Un choix fort en symboles, Bernard Cazeneuve a réservé son premier déplacement en tant que chef du gouvernement aux soldats de l'opération Barkhane, la force française déployée au Sahel dans le cadre de la lutte anti-djihadiste et dont le QG se trouve à N'Djamena au Tchad. Le Premier Ministre semblant ainsi, dans la continuité de ses anciennes fonctions de Ministre de l'Intérieur, inscrire les enjeux sécuritaires au cœur de son action.
Mais il est vite revenu à des considérations politiciennes, en émettant le vœu que les rallonges budgétaires allouées à l'armée sous le mandat de François Hollande s'inscrivent dans la durée. « Notre pays devra continuer à faire des choix budgétaires ambitieux et lucides au profit de nos armées » a déclaré Bernard Cazeneuve, ajoutant qu'« aucun gouvernement ne pourra jamais s'exonérer d'une telle responsabilité ». Le Premier Ministre expliquant, non sans reprendre les mots du Président, que la France devait se « préparer à une guerre longue » contre le terrorisme.
Des déclarations que juge « électoralistes » le Général (2s) Jean-Vincent Brisset, directeur de recherches à l'Institut des Relations Internationales et Stratégiques (IRIS), spécialisé dans les questions de défense:
L'effort consenti en matière de Défense par la France s'élève à 3.8 milliards d'euros, répartis sur la période de 2015 — 2019. Pour l'année 2017, ce sont donc 600 millions d'euros d'augmentation factuelle (hors pensions) qui seront alloués au budget de Ballard, soient 32,7 milliards d'euros auxquels s'ajoutent 8,15 milliards au titre des pensions, analysent nos confrères de La Tribune. Un budget de la qui s'établit à 1,77 % du PIB national, contre les 2 % minimum imposés par l'OTAN.
Un budget, en hausse, sur lequel pèse le poids de la modernisation de la force de dissuasion nucléaire. Un programme au budget pharaonique de 50 milliards d'euros répartis sur 20 ans, soit 2.5 milliards d'euros par an qui s'ajoutent aux 3,3 à 3,5 milliards annuels que coûtent déjà l'équipement de la dissuasion nucléaire française (soit un peu moins de 10 % du budget de la Défense).
Des dépenses supplémentaires qui « imprègnent une grosse partie du budget » souligne Jean-Vincent Brisset:
« C'est un débat qui paraît difficile à régler, dans la mesure où il y a quand même un consensus au niveau des politiques sur la nécessité du nucléaire même si au niveau des stratèges, et des gens qui sont compétents sur le fait militaire, il y a beaucoup plus de doutes. »

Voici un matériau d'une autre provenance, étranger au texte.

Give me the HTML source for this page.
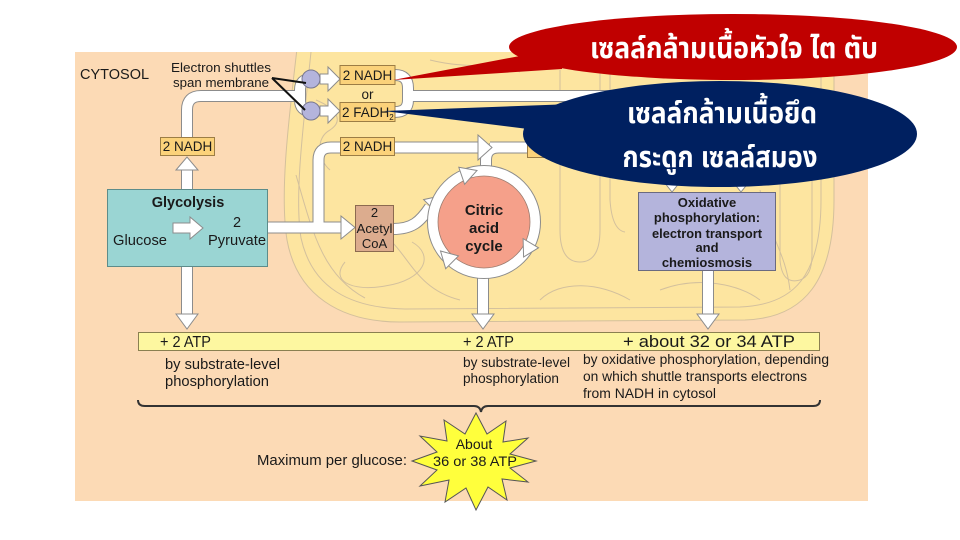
<!DOCTYPE html>
<html>
<head>
<meta charset="utf-8">
<style>
html,body{margin:0;padding:0;background:#fff;}
svg{display:block;}
text{font-family:"Liberation Sans",Arial,sans-serif;fill:#1a1a1a;}
.th{font-family:"Liberation Sans","Noto Sans Thai","Tlwg Typist","Garuda","Loma",sans-serif;fill:#fff;font-weight:bold;}
</style>
</head>
<body>
<svg width="960" height="540" viewBox="0 0 960 540" xmlns="http://www.w3.org/2000/svg">
  <defs>
    <clipPath id="panel"><rect x="75" y="52" width="793" height="449"/></clipPath>
  </defs>
  <!-- panel -->
  <rect x="75" y="52" width="793" height="449" fill="#fcdab5"/>
  <g clip-path="url(#panel)">
    <!-- mitochondrion -->
    <path d="M298,40 C290,110 279,190 287,240 C297,295 340,322 400,322 L745,320 C805,318 834,280 834,200 L834,40 Z" fill="#fde5a0" stroke="#d4c09c" stroke-width="1"/>
    <g fill="none" stroke="#d3c09d" stroke-width="1">
      <path d="M311,52 C304,120 294,195 301,238 C312,288 350,308 405,309 L740,307 C795,305 821,275 821,200 L821,52"/>
      <path d="M296,175 C312,230 322,275 365,298"/>
      <path d="M345,262 C330,280 350,292 385,286 C425,280 435,255 412,242"/>
      <path d="M392,242 C410,260 420,290 460,300"/>
      <path d="M316,100 C335,108 345,120 330,130 C315,138 318,160 330,170"/>
      <path d="M540,300 C560,280 600,282 630,300"/>
      <path d="M560,70 V230 Q560,262 580,262 Q600,262 600,230 V70"/>
      <path d="M610,60 V200 Q612,230 625,232"/>
      <path d="M780,150 V260 Q782,285 800,280 Q812,276 812,255 V150"/>
      <path d="M760,190 C770,240 785,250 790,290"/>
      <path d="M660,290 C700,275 740,285 760,300"/>
      <path d="M430,60 C470,70 500,62 520,72"/>
      <path d="M700,60 C720,70 740,68 760,60"/>
    </g>
  </g>

  <!-- text labels top-left -->
  <text x="80" y="79" font-size="14.5">CYTOSOL</text>
  <text x="171" y="72" font-size="13" textLength="100" lengthAdjust="spacingAndGlyphs">Electron shuttles</text>
  <text x="173" y="87" font-size="13" textLength="96" lengthAdjust="spacingAndGlyphs">span membrane</text>

  <!-- pipes: gray outline + white core -->
  <g fill="none" stroke="#8c8c8c" stroke-width="12" stroke-linejoin="round">
    <path d="M187,137 V110 Q187,96 201,96 H302"/>
    <path d="M311,79 Q300,79 300,90 V100 Q300,111 311,111"/>
    <path d="M395,75 Q408,75 408,88 V100 Q408,112 395,112"/>
    <path d="M408,96 H690"/>
    <path d="M187,189 V168"/>
    <path d="M187,267 V315"/>
    <path d="M483,272 V315"/>
    <path d="M708,270 V315"/>
    <path d="M268,227.5 H342"/>
    <path d="M318.5,228 V160 Q318.5,147.5 331,147.5 H341"/>
    <path d="M395,147.5 H480"/>
    <path d="M490,147.5 H528"/>
    <path d="M486,175 V160 Q486,147.5 499,147.5"/>
    <path d="M393,229 C412,229 420,222 430,207"/>
    <path d="M672,150 V184"/>
    <path d="M741,150 V184"/>
  </g>
  <g fill="none" stroke="#ffffff" stroke-width="10" stroke-linejoin="round">
    <path d="M187,137 V110 Q187,96 201,96 H302"/>
    <path d="M311,79 Q300,79 300,90 V100 Q300,111 311,111"/>
    <path d="M395,75 Q408,75 408,88 V100 Q408,112 395,112"/>
    <path d="M408,96 H690"/>
    <path d="M187,189 V168"/>
    <path d="M187,267 V315"/>
    <path d="M483,272 V315"/>
    <path d="M708,270 V315"/>
    <path d="M268,227.5 H342"/>
    <path d="M318.5,228 V160 Q318.5,147.5 331,147.5 H341"/>
    <path d="M395,147.5 H480"/>
    <path d="M490,147.5 H528"/>
    <path d="M486,175 V160 Q486,147.5 499,147.5"/>
    <path d="M393,229 C412,229 420,222 430,207"/>
    <path d="M672,150 V184"/>
    <path d="M741,150 V184"/>
  </g>

  <!-- arrowheads -->
  <g fill="#ffffff" stroke="#8c8c8c" stroke-width="1" stroke-linejoin="miter">
    <polygon points="176,170 187,157 198,170"/>
    <polygon points="176,314 198,314 187,329"/>
    <polygon points="472,314 494,314 483,329"/>
    <polygon points="697,314 719,314 708,329"/>
    <polygon points="341,216 355,227.5 341,239"/>
    <polygon points="478,135 492,147.5 478,160"/>
    <polygon points="436.4,212.4 440,196 423.6,199.6"/>
    <polygon points="664,182 680,182 672,192"/>
    <polygon points="733,182 749,182 741,192"/>
    <!-- shuttle arrows -->
    <polygon points="320,74 328,74 328,67 340,79 328,91 328,84 320,84"/>
    <polygon points="320,106 328,106 328,99 340,111 328,123 328,116 320,116"/>
  </g>

  <!-- shuttle circles -->
  <circle cx="311" cy="79" r="9" fill="#b4b4dc" stroke="#77778f" stroke-width="1"/>
  <circle cx="311" cy="111" r="9" fill="#b4b4dc" stroke="#77778f" stroke-width="1"/>
  <line x1="272" y1="78" x2="306" y2="83" stroke="#111" stroke-width="2"/>
  <line x1="272" y1="78" x2="305" y2="110" stroke="#111" stroke-width="2"/>

  <!-- NADH boxes -->
  <g fill="#fbd27a" stroke="#9c7d45" stroke-width="1">
    <rect x="340" y="65.5" width="55" height="19"/>
    <rect x="340" y="102.5" width="55" height="19"/>
    <rect x="160.5" y="137.5" width="54" height="18"/>
    <rect x="340.5" y="137.5" width="54" height="18"/>
    <rect x="527.5" y="139.5" width="40" height="18"/>
  </g>
  <text x="367.5" y="80" font-size="13.5" text-anchor="middle">2 NADH</text>
  <text x="367.5" y="99" font-size="13.5" text-anchor="middle">or</text>
  <text x="342" y="117" font-size="13.5">2 FADH<tspan font-size="8" dy="3">2</tspan></text>
  <text x="187.5" y="151" font-size="13.5" text-anchor="middle">2 NADH</text>
  <text x="367.5" y="151" font-size="13.5" text-anchor="middle">2 NADH</text>

  <!-- Glycolysis box -->
  <rect x="107.5" y="189.5" width="160" height="77" fill="#9ad5d3" stroke="#5d8c8a" stroke-width="1"/>
  <text x="188" y="207" font-size="14.5" font-weight="bold" text-anchor="middle">Glycolysis</text>
  <text x="237" y="227" font-size="14.5" text-anchor="middle">2</text>
  <text x="113" y="245" font-size="14.5" textLength="54" lengthAdjust="spacingAndGlyphs">Glucose</text>
  <text x="208" y="245" font-size="14.5" textLength="58" lengthAdjust="spacingAndGlyphs">Pyruvate</text>
  <polygon points="173,223 190,223 190,217 203,228 190,239 190,233 173,233" fill="#fff" stroke="#8c8c8c" stroke-width="1"/>

  <!-- Acetyl CoA -->
  <rect x="355.5" y="205.5" width="38" height="46" fill="#dcac8e" stroke="#8c6a50" stroke-width="1"/>
  <text x="374.5" y="217" font-size="13" text-anchor="middle">2</text>
  <text x="374.5" y="233" font-size="13" text-anchor="middle" textLength="36" lengthAdjust="spacingAndGlyphs">Acetyl</text>
  <text x="374.5" y="248" font-size="13" text-anchor="middle">CoA</text>

  <!-- Citric acid cycle -->
  <circle cx="484" cy="222" r="51" fill="none" stroke="#8c8c8c" stroke-width="12"/>
  <circle cx="484" cy="222" r="51" fill="none" stroke="#ffffff" stroke-width="10"/>
  <circle cx="484" cy="222" r="46" fill="#f5a08a" stroke="#9c7d70" stroke-width="0.8"/>
  <g fill="#fff" stroke="#8c8c8c" stroke-width="1">
    <polygon points="458.8,167.3 477,170.5 464.6,184.3"/>
    <polygon points="538.5,247.8 523.6,257 523.1,238.6"/>
    <polygon points="445.7,268.7 440.5,251 458.5,255.9"/>
  </g>
  <text x="484" y="215" font-size="15" font-weight="bold" text-anchor="middle">Citric</text>
  <text x="484" y="233" font-size="15" font-weight="bold" text-anchor="middle">acid</text>
  <text x="484" y="251" font-size="15" font-weight="bold" text-anchor="middle">cycle</text>

  <!-- Oxidative phosphorylation -->
  <rect x="638.5" y="192.5" width="137" height="78" fill="#b4b4dc" stroke="#6a6a80" stroke-width="1"/>
  <g font-size="13" font-weight="bold" text-anchor="middle">
    <text x="707" y="207">Oxidative</text>
    <text x="707" y="222">phosphorylation:</text>
    <text x="707" y="238" textLength="110" lengthAdjust="spacingAndGlyphs">electron transport</text>
    <text x="707" y="252">and</text>
    <text x="707" y="267">chemiosmosis</text>
  </g>

  <!-- ATP bar -->
  <rect x="138.5" y="332.5" width="681" height="18" fill="#fdf7a0" stroke="#8a8050" stroke-width="1"/>
  <text x="160" y="347" font-size="16" textLength="51" lengthAdjust="spacingAndGlyphs">+ 2 ATP</text>
  <text x="463" y="347" font-size="16" textLength="51" lengthAdjust="spacingAndGlyphs">+ 2 ATP</text>
  <text x="623" y="347" font-size="16.5" textLength="172" lengthAdjust="spacingAndGlyphs">+ about 32 or 34 ATP</text>

  <text x="165" y="369" font-size="14.5" textLength="115" lengthAdjust="spacingAndGlyphs">by substrate-level</text>
  <text x="165" y="386" font-size="14.5" textLength="104" lengthAdjust="spacingAndGlyphs">phosphorylation</text>
  <text x="463" y="367" font-size="13.5" textLength="107" lengthAdjust="spacingAndGlyphs">by substrate-level</text>
  <text x="463" y="383" font-size="13.5" textLength="96" lengthAdjust="spacingAndGlyphs">phosphorylation</text>
  <text x="583" y="364" font-size="13.5" textLength="246" lengthAdjust="spacingAndGlyphs">by oxidative phosphorylation, depending</text>
  <text x="583" y="381" font-size="13.5" textLength="224" lengthAdjust="spacingAndGlyphs">on which shuttle transports electrons</text>
  <text x="583" y="398" font-size="13.5" textLength="133" lengthAdjust="spacingAndGlyphs">from NADH in cytosol</text>

  <!-- brace -->
  <path d="M138,400 Q138,406 145,406 H474 Q480,406 481,412 Q482,406 488,406 H813 Q820,406 820,400" fill="none" stroke="#333" stroke-width="2"/>

  <!-- star -->
  <polygon points="536,461 510,468 528,482 502,479 507,500 488,487 476,510 466,488 445,502 449,480 420,486 437,470 412,461 437,452 420,436 447,441 444,420 465,434 476,413 487,434 506,421 503,442 528,438 510,454" fill="#ffff3c" stroke="#555" stroke-width="1"/>
  <text x="474" y="449" font-size="14" text-anchor="middle">About</text>
  <text x="475" y="466" font-size="14" text-anchor="middle" textLength="84" lengthAdjust="spacingAndGlyphs">36 or 38 ATP</text>
  <text x="257" y="465" font-size="14.5" textLength="150" lengthAdjust="spacingAndGlyphs">Maximum per glucose:</text>

  <!-- red callout -->
  <polygon points="393,80 562,48 562,69" fill="#c00000"/>
  <ellipse cx="733" cy="47" rx="224" ry="33" fill="#c00000"/>
  <text class="th" x="734" y="58" font-size="29" text-anchor="middle" textLength="288" lengthAdjust="spacingAndGlyphs">เซลล์กล้ามเนื้อหัวใจ ไต ตับ</text>

  <!-- blue callout -->
  <polygon points="384,111 600,103 600,138" fill="#002060"/>
  <ellipse cx="720" cy="134" rx="197" ry="53" fill="#002060"/>
  <text class="th" x="722" y="123" font-size="29" text-anchor="middle" textLength="190" lengthAdjust="spacingAndGlyphs">เซลล์กล้ามเนื้อยึด</text>
  <text class="th" x="720" y="167" font-size="29" text-anchor="middle" textLength="195" lengthAdjust="spacingAndGlyphs">กระดูก เซลล์สมอง</text>
</svg>
</body>
</html>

Le nucléaire, ponctionne les crédits des OPEX, ou du moins ceux qui pourraient être alloués au renouvellement du matériel, désuet. Une anecdote des soldats, souvent reprise par les médias, étant que certains véhicules ont plus du double de l'âge de ceux qui les opèrent.
D'autant plus qu'au-delà de certaines opérations extérieures, que notre intervenant juge « discutables » comme la présence française au Liban (900 militaires et près d'une centaine de véhicules mobilisés), le personnel de l'armée est lourdement mis à contribution dans le cadre de l'opération Sentinelle. Mobilisés pour des opérations de réassurance de la population, les soldats n'ont plus de temps de repos ou simplement pour s'entraîner entre deux engagements. D'autant plus qu'au-delà de cette sollicitation supplémentaire du personnel, Sentinelle a également un coût financier.
« Vu du côté des militaires, l'essentiel c'est d'avoir du matériel correct en OPEX et le problème du politique c'est de faire de la communication sur Sentinelle et de faire dans le consensus sur le nucléaire. Ce n'est pas très coordonné… et ce sont les politiques qui décident ».
Des moyens toujours plus limités donc, qui vont de pair avec une sollicitation toujours plus grande de l'outil militaire tant sur le plan humain que matériel. C'est cette situation qui avait poussé le Général Pierre de Villiers — Chef d'État-major des armées — à sortir récemment de son droit de réserve « On ne gagne pas une guerre sans effort de guerre » avait-il déclaré dans les colonnes du quotidien Les Echos. Il estimait notamment que l'outil militaire français est basé sur un modèle « bon » mais « taillé au plus juste » et que « L'accélération du tempo des engagements et la multiplication des crises le mettent sous extrême tension et l'usent ».
Jean-Vincent Brisset, évoque d'autre part la « grande lassitude » des soldats du rang, notamment dû au fort absentéisme engendré par la mise en place du dispositif Sentinelle.